§ Required work: Give back exactly the lines from the beginning of the listing below to the line holding "type of vehicle</text>", both ends included; the pictures stay out.

§ Data excerpt:

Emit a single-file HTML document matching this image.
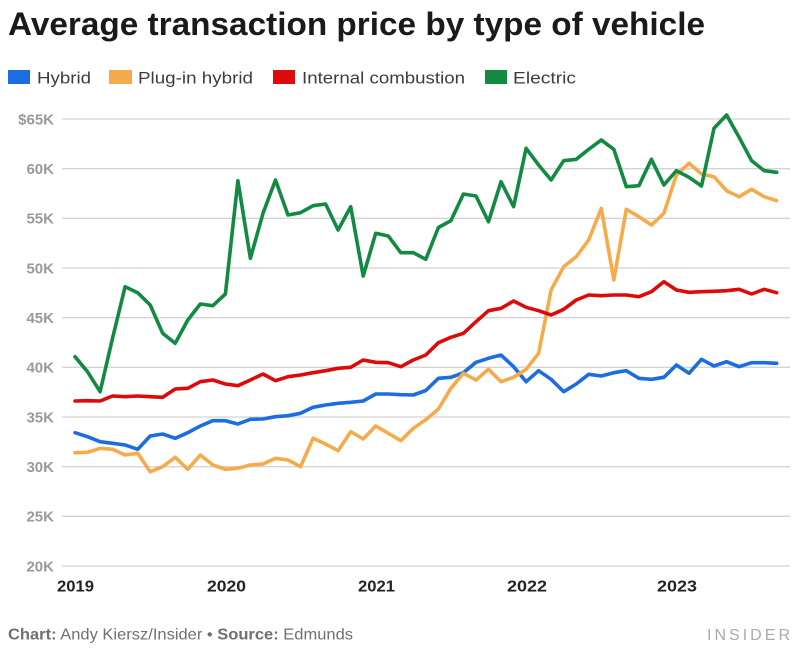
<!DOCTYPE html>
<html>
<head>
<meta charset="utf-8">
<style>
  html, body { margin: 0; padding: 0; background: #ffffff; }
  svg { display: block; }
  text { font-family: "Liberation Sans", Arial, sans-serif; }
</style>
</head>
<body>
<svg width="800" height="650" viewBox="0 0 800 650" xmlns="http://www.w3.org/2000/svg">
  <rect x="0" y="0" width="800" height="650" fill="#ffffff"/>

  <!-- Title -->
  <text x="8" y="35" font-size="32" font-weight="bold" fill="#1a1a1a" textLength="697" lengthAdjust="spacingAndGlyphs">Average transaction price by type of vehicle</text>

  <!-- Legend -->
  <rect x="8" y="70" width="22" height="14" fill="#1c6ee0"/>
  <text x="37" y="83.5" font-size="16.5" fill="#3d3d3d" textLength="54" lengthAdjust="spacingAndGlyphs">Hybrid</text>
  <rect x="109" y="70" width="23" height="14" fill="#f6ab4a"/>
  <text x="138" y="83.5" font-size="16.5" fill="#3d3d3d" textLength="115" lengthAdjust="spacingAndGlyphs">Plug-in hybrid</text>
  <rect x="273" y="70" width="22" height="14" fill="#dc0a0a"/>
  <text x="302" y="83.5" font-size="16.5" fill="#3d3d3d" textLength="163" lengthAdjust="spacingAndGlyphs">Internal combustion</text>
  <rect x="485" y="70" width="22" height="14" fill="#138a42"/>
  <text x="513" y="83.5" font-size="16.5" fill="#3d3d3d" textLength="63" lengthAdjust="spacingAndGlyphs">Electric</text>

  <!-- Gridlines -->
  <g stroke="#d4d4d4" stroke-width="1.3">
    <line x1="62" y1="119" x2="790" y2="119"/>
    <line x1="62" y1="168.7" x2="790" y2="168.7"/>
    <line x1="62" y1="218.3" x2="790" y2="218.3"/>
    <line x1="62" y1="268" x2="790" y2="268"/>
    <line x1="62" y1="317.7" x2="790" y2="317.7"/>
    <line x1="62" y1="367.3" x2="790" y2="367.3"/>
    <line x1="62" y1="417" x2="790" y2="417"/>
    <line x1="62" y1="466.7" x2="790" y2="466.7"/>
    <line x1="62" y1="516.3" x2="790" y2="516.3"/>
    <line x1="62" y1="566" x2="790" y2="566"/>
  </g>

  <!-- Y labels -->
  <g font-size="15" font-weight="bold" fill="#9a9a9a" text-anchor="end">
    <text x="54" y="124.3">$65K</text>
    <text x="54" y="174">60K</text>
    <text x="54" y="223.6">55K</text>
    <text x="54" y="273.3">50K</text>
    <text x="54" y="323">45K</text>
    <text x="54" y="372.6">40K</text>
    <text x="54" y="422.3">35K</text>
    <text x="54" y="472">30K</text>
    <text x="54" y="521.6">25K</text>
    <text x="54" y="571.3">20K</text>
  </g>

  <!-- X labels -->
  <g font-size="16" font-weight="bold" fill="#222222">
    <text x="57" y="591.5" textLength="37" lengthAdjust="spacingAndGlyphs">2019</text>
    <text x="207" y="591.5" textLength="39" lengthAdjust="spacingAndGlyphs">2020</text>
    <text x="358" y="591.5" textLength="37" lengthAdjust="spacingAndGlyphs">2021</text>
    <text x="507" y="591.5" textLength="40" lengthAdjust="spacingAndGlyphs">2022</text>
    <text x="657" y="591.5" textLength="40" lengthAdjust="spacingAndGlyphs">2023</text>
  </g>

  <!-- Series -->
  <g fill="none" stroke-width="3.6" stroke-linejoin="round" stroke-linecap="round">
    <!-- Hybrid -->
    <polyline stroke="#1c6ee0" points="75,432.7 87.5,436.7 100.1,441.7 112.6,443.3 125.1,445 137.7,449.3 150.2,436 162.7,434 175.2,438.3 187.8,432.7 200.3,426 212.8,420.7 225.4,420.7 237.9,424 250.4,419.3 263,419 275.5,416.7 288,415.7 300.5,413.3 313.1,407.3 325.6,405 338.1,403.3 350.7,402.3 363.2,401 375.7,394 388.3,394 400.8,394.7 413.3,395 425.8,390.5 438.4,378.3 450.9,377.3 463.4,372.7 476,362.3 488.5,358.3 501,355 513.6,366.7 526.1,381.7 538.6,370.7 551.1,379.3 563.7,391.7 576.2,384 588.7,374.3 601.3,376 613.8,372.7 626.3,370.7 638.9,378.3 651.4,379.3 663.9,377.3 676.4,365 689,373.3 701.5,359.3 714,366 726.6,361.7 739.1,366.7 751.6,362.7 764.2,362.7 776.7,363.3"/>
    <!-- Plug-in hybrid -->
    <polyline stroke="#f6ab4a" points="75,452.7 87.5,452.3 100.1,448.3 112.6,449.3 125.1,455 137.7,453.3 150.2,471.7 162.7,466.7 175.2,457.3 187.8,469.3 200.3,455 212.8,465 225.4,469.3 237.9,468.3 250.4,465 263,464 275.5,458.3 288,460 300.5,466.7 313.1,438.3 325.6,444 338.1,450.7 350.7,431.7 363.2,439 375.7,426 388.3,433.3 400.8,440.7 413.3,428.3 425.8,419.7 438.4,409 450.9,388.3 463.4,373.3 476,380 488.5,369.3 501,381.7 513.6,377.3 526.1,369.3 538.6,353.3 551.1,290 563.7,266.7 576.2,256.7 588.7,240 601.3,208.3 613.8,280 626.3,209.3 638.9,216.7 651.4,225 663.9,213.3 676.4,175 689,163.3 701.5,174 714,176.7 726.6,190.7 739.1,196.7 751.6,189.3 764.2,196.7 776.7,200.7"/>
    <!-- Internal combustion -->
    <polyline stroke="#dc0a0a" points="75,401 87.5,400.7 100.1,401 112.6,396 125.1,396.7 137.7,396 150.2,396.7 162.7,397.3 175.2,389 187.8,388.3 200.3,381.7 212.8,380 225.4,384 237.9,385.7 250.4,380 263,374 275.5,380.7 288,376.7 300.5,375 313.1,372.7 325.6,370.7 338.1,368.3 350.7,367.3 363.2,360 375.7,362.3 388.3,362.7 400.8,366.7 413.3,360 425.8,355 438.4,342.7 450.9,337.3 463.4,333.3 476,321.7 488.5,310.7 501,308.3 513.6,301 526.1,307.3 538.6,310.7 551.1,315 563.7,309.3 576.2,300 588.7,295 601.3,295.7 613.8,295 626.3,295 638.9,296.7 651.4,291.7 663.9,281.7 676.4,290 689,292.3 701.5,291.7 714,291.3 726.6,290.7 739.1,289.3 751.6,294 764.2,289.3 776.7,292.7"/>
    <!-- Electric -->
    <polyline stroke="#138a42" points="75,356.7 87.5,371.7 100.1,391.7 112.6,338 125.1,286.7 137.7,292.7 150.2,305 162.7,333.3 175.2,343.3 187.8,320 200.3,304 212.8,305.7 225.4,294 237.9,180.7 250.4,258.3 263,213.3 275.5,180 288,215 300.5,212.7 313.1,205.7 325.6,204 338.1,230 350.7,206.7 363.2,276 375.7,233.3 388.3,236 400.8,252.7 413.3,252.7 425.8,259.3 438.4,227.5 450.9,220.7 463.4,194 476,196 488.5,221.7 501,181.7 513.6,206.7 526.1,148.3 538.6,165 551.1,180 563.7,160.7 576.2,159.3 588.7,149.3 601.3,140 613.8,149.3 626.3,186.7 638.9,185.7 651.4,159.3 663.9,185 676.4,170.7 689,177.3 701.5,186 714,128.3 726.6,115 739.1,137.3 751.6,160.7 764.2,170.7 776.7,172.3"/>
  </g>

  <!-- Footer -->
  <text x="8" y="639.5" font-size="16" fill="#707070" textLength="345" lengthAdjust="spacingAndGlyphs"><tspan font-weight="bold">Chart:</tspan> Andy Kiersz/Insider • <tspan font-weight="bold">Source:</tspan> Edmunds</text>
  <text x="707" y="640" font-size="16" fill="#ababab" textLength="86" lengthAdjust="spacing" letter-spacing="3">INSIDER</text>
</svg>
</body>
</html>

§ Correct answer:
Emit a single-file HTML document matching this image.
<!DOCTYPE html>
<html>
<head>
<meta charset="utf-8">
<style>
  html, body { margin: 0; padding: 0; background: #ffffff; }
  svg { display: block; }
  text { font-family: "Liberation Sans", Arial, sans-serif; }
</style>
</head>
<body>
<svg width="800" height="650" viewBox="0 0 800 650" xmlns="http://www.w3.org/2000/svg">
  <rect x="0" y="0" width="800" height="650" fill="#ffffff"/>

  <!-- Title -->
  <text x="8" y="35" font-size="32" font-weight="bold" fill="#1a1a1a" textLength="697" lengthAdjust="spacingAndGlyphs">Average transaction price by type of vehicle</text>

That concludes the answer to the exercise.